Re: Objects and Relations
Date: 14 Feb 2007 07:31:27 -0800
On Feb 14, 4:14 pm, "Roy Hann" <specia..._at_processed.almost.meat>
> "Bob Badour" <bbad..._at_pei.sympatico.ca> wrote in message
> >> And that's it. That's how we work everyday. If we ever have to do deal
> >> with items that are indistinguishable by anything but physical
> >> location (or any characteristic we can't keep track of), we tag them
> >> with a surrogate identifier to represent their unique nature. It's
> >> just common sense really.
> >> As an addendum, once implemented a surrogate key becomes a natural
> >> key. I find this fascinating - it seems somehow analagous to "Nature
> >> abhoring a vacuum".
> > I think it has more to do with the human drive to communicate.
> I struggle with that.

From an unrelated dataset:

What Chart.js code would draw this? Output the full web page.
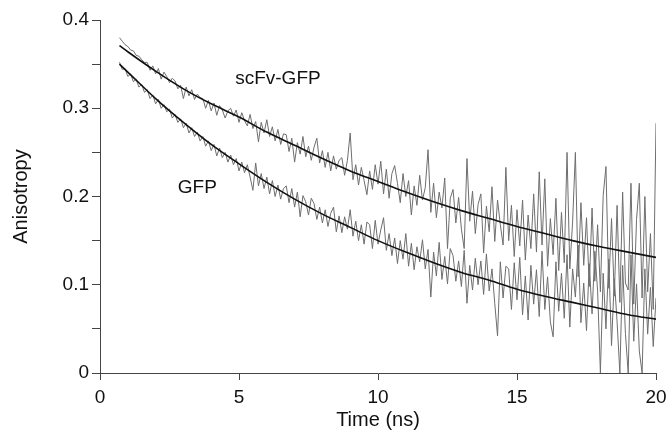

If, for some reason, I choose to say (just) that, "I
> have a tin of cat food, and its name shall be 1345235", what have I
> communicated? No one in the real world could ever point it out and say,
> "Hey! There goes 1345235." And nor could I.
In Practical Issues, Fabian Pascal stated that there is no such thing as a natural primary key. And even *a tin of catfood* was at some point in time a subjective choice to identify the object that is the *tin of catfood*. Instead of describing the object according to a unique combination of attributes, collective intelligence selected a term for that which constituted a surrogate key. Later on the name of the object is so familiar that people make it a natural key.
By extension, we could state that a any natural key was at some point in time a surrogate key. We could perceive a natural key as a succesfull surrogate key...
Synonyms are the proof that designation of things are a part of a selection process that may be faulty sometimes.